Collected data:
_____

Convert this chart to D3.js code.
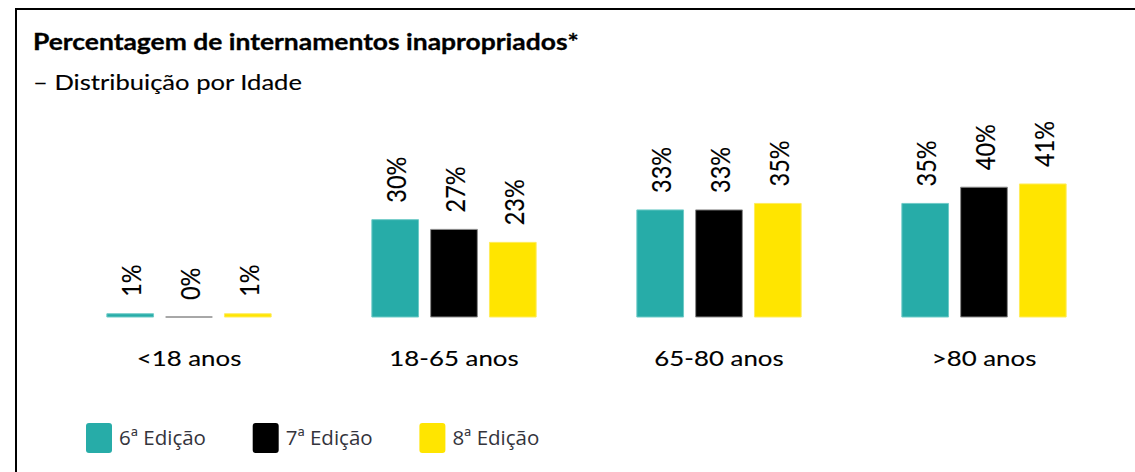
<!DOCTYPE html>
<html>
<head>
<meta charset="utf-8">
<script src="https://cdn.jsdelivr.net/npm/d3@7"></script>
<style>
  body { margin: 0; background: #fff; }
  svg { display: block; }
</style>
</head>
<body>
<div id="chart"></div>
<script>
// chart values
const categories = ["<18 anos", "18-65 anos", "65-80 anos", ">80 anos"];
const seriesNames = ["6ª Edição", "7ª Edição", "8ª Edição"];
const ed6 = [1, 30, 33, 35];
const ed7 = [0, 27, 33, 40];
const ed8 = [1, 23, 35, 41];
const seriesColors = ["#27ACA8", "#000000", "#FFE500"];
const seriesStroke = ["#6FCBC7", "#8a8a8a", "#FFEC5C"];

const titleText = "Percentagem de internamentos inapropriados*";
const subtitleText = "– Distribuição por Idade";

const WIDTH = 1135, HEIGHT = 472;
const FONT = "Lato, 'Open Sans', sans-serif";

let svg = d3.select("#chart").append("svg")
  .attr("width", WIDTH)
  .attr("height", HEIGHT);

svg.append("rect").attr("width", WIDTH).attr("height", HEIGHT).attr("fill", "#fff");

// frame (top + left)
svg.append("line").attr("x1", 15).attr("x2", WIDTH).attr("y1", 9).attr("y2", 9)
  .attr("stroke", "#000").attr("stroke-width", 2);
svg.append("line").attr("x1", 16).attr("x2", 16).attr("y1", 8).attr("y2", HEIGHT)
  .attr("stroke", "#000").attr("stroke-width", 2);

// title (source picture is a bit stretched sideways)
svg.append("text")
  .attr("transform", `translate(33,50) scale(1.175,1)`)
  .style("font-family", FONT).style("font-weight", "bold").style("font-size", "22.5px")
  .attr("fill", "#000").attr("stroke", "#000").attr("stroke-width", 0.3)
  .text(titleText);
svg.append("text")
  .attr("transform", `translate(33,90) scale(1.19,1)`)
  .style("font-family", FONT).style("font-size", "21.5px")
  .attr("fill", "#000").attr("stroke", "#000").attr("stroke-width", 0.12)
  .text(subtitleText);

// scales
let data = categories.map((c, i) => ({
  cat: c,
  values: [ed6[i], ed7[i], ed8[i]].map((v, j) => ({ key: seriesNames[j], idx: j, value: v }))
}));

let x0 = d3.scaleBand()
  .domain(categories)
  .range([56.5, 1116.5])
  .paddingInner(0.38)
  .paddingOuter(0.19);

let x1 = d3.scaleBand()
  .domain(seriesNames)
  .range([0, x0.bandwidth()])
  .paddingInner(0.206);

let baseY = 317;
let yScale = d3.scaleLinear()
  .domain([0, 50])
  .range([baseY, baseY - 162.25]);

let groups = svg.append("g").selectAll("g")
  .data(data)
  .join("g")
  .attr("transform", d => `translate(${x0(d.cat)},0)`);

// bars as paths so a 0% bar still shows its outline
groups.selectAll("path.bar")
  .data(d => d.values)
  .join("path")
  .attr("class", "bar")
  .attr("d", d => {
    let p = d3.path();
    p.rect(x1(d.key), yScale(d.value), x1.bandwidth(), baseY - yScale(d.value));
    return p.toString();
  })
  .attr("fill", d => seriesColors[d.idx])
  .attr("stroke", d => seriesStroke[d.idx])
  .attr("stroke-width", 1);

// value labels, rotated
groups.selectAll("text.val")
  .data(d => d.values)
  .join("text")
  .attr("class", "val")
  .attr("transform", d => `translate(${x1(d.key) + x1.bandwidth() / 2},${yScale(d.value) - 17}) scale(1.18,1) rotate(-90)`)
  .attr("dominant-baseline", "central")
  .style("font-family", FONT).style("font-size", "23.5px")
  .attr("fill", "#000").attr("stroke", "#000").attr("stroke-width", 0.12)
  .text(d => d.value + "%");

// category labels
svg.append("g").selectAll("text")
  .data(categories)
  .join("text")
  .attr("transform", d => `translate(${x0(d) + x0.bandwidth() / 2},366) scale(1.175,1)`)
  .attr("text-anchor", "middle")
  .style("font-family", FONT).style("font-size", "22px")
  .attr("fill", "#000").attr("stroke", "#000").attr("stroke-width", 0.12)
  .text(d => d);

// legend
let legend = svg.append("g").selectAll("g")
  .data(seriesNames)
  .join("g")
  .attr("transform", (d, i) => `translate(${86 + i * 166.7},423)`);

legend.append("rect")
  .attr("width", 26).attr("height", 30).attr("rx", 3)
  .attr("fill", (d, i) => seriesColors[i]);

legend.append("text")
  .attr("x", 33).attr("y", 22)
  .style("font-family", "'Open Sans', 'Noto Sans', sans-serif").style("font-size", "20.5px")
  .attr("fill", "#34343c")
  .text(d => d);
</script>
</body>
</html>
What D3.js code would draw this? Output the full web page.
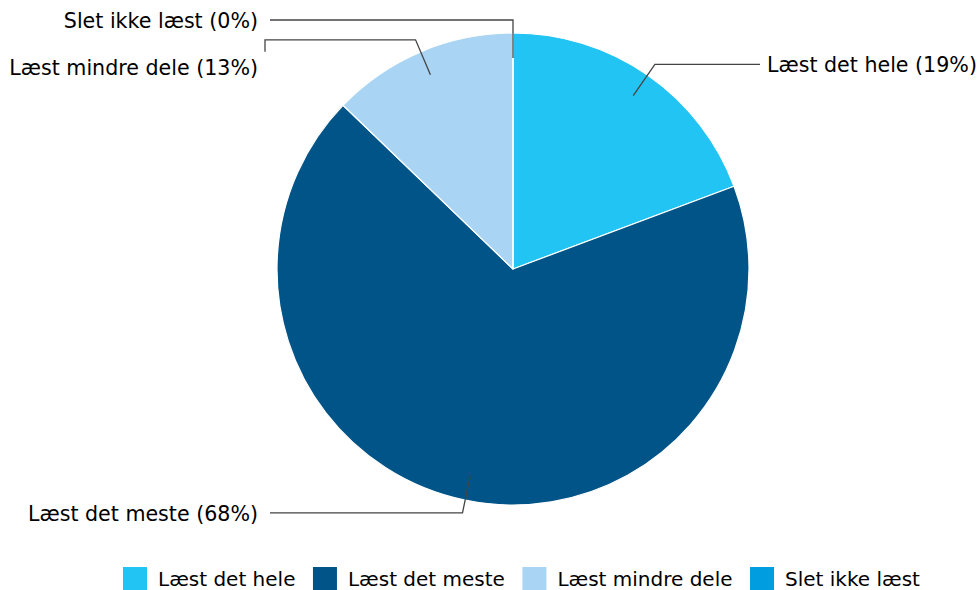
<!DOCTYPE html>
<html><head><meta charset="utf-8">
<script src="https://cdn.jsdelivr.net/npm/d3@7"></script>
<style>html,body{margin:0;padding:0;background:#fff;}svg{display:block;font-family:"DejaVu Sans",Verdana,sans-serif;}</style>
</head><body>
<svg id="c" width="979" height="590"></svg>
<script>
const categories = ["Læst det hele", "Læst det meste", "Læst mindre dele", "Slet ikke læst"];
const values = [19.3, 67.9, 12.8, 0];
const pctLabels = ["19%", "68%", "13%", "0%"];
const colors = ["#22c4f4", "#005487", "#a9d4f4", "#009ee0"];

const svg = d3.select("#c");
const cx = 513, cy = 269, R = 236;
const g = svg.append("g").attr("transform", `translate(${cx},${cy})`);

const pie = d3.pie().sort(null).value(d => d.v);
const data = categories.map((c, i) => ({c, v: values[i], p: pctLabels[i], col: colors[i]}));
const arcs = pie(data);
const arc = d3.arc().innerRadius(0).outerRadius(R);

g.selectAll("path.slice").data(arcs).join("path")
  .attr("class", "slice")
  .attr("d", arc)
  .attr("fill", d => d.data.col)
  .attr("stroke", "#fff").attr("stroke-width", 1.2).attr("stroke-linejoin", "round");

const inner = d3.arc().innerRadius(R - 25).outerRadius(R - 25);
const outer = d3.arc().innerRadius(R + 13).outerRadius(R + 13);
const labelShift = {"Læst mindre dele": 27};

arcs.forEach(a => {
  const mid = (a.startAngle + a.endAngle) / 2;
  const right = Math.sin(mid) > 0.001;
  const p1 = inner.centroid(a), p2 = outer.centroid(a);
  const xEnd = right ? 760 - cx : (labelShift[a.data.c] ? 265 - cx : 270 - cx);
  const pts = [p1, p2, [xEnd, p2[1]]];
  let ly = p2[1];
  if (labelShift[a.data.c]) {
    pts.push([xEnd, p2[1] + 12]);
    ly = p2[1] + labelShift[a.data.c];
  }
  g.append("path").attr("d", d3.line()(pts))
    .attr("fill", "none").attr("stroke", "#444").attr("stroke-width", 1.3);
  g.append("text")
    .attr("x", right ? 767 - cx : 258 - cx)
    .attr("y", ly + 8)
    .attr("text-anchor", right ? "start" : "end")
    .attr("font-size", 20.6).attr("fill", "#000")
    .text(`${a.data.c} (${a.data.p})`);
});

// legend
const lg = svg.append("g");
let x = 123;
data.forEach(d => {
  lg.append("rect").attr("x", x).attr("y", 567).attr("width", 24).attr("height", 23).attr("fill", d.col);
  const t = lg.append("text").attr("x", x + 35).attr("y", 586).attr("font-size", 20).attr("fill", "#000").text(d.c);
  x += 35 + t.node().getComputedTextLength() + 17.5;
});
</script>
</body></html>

_____

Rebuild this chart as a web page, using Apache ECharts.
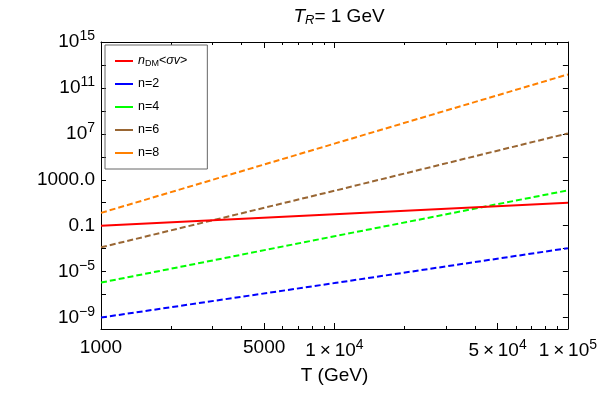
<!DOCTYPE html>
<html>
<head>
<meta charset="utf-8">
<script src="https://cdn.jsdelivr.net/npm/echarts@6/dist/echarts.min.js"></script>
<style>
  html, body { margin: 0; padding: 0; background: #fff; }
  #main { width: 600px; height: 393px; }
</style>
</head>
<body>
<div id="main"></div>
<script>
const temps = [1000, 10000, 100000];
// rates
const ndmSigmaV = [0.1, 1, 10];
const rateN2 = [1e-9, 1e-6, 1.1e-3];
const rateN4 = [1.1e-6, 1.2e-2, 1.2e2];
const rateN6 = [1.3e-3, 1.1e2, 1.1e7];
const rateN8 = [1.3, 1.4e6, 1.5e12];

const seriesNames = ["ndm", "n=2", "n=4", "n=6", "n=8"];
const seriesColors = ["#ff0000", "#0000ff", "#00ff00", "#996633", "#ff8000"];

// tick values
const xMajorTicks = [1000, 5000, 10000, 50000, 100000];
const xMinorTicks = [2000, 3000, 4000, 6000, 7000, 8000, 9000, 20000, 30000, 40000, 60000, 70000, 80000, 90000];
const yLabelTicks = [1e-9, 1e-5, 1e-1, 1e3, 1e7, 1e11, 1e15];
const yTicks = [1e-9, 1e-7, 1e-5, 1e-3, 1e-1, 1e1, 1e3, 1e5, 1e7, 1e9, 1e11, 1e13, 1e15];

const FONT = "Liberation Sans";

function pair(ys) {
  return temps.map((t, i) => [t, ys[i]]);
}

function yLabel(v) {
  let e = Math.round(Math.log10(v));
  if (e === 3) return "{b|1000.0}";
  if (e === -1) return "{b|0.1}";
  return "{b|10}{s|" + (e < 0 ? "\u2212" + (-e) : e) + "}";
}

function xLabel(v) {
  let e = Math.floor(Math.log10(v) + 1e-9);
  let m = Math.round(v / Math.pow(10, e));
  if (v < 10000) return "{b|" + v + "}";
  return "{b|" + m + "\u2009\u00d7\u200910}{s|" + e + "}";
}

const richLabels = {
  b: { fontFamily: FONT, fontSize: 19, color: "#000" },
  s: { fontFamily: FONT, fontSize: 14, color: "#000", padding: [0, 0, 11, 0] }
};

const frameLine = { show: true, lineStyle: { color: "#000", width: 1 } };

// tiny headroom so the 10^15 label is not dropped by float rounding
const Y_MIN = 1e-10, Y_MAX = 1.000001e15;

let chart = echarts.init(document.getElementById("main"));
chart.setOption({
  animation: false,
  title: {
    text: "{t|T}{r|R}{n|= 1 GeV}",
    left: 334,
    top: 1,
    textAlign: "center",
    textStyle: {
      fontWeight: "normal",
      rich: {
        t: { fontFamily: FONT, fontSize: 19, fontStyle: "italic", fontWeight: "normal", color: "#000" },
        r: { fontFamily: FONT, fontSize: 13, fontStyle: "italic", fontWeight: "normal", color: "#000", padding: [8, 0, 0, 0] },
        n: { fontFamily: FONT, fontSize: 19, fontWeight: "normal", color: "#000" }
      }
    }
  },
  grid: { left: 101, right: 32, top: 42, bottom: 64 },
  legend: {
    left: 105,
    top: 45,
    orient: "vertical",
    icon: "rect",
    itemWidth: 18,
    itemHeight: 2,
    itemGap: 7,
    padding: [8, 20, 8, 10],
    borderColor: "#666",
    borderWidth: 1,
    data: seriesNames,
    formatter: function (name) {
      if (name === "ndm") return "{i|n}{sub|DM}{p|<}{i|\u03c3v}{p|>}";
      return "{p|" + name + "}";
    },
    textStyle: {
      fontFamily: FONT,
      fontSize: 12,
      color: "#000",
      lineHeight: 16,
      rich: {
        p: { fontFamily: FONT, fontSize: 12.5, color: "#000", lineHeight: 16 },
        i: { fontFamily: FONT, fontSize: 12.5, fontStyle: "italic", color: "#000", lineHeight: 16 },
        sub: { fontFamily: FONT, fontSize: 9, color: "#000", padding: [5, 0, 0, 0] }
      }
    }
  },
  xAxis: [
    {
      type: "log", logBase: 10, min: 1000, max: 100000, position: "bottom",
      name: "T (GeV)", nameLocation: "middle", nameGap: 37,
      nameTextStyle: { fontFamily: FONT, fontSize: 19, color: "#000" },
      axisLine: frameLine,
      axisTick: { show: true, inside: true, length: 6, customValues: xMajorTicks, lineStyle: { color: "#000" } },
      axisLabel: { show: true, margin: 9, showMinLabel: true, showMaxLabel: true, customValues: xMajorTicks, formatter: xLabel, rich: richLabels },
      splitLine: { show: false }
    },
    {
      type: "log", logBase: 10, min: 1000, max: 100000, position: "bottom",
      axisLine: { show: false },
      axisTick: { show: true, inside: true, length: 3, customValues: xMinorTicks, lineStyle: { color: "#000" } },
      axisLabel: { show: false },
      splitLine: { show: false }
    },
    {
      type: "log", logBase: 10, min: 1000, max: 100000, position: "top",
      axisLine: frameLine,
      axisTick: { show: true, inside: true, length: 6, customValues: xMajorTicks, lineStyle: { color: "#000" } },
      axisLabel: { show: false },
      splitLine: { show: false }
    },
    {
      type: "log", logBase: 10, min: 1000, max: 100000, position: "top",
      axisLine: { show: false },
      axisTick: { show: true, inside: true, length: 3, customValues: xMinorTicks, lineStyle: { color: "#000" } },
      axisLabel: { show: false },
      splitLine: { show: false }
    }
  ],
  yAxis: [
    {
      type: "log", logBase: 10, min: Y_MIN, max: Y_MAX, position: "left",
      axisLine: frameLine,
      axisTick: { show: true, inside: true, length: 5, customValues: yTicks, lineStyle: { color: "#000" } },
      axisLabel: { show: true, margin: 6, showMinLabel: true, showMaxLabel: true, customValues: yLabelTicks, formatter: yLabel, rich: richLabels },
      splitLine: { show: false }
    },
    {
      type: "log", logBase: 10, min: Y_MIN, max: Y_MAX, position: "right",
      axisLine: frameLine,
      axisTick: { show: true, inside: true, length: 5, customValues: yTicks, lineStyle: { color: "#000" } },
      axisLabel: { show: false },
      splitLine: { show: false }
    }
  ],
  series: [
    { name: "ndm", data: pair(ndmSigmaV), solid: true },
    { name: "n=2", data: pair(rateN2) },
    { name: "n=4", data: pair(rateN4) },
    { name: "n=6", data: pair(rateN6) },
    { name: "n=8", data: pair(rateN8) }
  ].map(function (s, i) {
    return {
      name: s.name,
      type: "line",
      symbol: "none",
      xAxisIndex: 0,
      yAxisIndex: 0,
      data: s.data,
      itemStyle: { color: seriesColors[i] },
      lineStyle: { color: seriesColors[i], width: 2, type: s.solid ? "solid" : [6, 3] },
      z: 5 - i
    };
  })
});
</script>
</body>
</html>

_____

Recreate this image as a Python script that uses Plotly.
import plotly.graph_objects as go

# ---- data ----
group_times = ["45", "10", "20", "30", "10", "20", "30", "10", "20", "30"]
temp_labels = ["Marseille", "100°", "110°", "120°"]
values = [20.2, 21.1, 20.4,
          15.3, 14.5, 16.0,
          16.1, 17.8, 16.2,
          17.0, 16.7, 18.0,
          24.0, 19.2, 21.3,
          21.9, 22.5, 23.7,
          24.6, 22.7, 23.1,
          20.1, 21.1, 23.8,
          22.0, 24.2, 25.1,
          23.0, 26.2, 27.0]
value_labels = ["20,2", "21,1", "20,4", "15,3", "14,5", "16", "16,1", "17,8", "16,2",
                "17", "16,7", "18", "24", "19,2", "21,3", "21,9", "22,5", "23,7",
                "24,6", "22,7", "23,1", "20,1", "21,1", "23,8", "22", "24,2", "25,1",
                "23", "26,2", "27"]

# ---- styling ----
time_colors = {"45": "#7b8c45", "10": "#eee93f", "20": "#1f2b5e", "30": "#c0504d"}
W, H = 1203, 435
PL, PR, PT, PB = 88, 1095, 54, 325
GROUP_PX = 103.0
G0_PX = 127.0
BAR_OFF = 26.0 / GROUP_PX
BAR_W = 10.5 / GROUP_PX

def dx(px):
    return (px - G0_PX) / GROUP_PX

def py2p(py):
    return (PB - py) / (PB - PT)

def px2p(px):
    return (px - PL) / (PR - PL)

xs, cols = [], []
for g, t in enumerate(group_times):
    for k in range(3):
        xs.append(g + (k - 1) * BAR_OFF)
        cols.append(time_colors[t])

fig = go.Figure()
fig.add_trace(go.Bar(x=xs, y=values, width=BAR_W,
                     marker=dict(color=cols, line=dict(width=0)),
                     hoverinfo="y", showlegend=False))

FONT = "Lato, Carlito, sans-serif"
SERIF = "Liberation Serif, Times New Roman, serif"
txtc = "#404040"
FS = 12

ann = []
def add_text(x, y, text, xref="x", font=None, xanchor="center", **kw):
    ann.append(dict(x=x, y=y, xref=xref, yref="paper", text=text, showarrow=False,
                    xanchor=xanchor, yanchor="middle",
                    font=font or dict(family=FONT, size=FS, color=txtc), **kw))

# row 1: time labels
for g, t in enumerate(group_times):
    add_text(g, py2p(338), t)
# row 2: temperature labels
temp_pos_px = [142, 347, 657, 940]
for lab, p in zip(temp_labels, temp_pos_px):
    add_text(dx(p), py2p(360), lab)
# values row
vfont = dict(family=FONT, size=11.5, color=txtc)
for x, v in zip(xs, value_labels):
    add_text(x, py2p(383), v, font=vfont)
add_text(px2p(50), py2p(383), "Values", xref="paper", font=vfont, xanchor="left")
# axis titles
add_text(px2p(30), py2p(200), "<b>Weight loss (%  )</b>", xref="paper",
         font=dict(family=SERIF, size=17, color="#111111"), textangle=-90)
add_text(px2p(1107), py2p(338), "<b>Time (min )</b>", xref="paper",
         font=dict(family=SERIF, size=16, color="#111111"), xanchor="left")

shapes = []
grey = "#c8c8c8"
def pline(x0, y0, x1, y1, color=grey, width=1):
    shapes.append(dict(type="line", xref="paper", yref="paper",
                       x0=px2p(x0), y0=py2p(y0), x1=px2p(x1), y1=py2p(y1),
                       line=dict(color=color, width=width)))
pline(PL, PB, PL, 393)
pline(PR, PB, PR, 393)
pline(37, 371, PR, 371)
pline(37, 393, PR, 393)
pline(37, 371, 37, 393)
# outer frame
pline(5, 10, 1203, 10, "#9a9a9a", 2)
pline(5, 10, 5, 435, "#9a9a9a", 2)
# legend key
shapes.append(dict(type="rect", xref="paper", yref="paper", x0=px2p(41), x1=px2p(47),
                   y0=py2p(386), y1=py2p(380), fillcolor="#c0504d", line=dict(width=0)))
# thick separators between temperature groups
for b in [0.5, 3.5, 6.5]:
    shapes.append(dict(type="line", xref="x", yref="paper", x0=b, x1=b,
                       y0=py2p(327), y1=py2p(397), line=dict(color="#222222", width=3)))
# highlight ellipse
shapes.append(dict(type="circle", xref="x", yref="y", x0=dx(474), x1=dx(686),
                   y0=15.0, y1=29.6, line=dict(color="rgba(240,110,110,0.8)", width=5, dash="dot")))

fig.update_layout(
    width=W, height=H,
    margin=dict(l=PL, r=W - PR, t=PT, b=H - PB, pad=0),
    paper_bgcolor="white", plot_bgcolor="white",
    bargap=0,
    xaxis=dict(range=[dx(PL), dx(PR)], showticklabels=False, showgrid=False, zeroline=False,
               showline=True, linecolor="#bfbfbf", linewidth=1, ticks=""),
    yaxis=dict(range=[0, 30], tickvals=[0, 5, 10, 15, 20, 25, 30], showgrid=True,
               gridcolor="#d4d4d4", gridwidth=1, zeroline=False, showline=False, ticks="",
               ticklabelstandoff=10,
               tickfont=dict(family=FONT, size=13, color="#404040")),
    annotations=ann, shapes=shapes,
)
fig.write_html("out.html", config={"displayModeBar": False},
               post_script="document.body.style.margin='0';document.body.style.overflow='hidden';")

_____

> **Written instruction**:
Extract exactly and only these lines: the line containing "Recreate this image", the line containing "import plotly.graph_objects as go", and every line between them.

> **Task result**:
Recreate this image as a Python script that uses Plotly.
import plotly.graph_objects as go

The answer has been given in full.